The column-free dining hall is the primary social space with seating for 300. The space is characterized by a triangulated fan-like roof unifying and providing a place for encountering and coming together. This ensemble wraps around the historical, brutalist, Sid Rich tower urbanistically and in scale, fenestration, and materials.
The low-rise structure houses workshops and event spaces. As a publicly accessible threshold, a large roof terrace above mediates between living and common areas. The idea of a „veranda“ where events take place was developed together with students and staff: a social meeting place for residents and visitors. Analogous to the dining hall, the area is covered by a construction of triangular louvered fields in which photovoltaic modules are embedded. Contributing to the sustainable design concept they provide shade to the outdoor terrasse during the hot and humid seasons. A walled courtyard offers privacy and shade for the magister and from the noise of Main Street.

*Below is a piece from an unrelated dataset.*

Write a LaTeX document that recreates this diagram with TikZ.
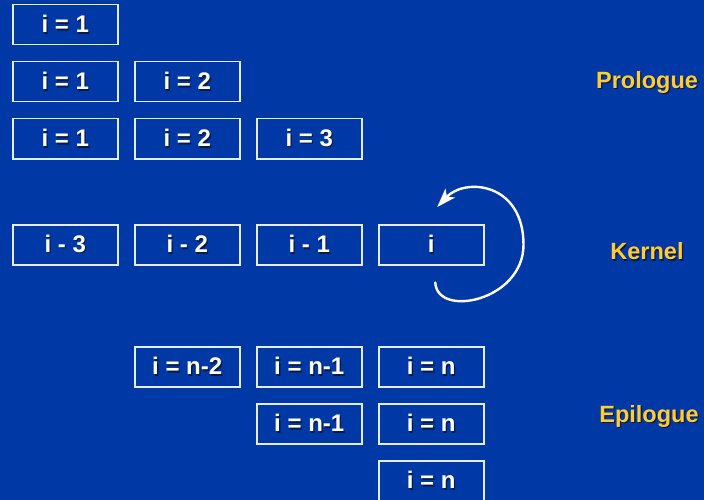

The building volumes are clad in a serrated (saw-tooth) perimeter brick façade, St. Joe brick, (from New Orleans) commonly used on-campus. The brick is a mixture of warm blends and textures: a zigzag on the lower levels and a flat above. Both running bond and soldier bricks (horizontal and vertical) create further patterning on the facades. A brise soleil of terra cotta fins complements the masonry work and provides additional sun screening for the lower levels. An open-air arcade faces the quad side which opens out to a concrete step terrasse that acts as a sitting and viewing platform for the activities (sport and leisure) on the quad.